Our conclusion avoids the anomalous situation that would result if we were to accept Beard's interpretation of the statute. Under Beard's reasoning, a disappointed prospective purchaser of a motor vehicle dealership who could allege any injury would have standing to sue only if it was already a motor vehicle dealer at the time of the sale; a prospective purchaser in any other business would not be protected.
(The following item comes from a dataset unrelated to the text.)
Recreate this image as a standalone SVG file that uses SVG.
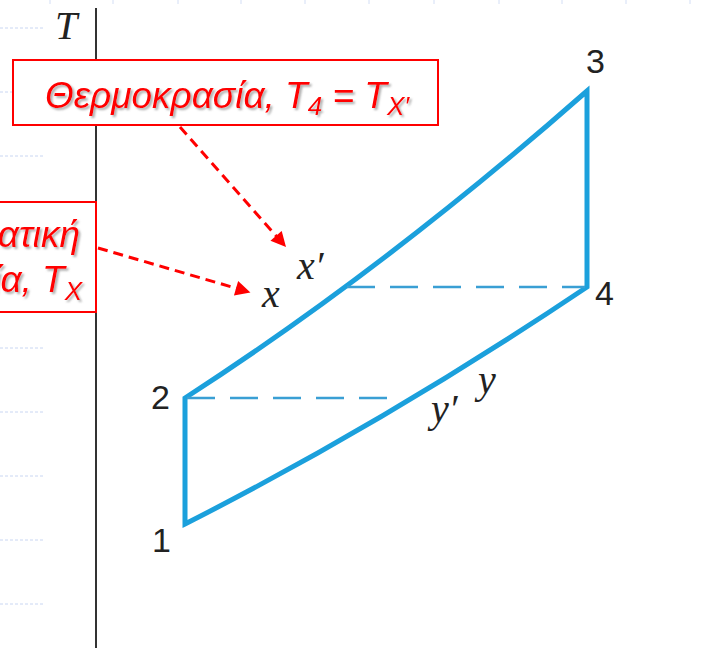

We do not think the Legislature intended that illogical result.
*434 Because we conclude that Beard has not alleged an injury within the meaning of G.L.c. 93B, § 12A (1984 ed.), we answer the reported question "no." We remand the case for entry of a judgment of dismissal on count I of the complaint and for further proceedings on the remaining counts in the complaint.
 Toyota Motor Sales U.S.A., Inc.
 For convenience, we refer to TMS and TMD collectively as Toyota, except where greater specificity is necessary.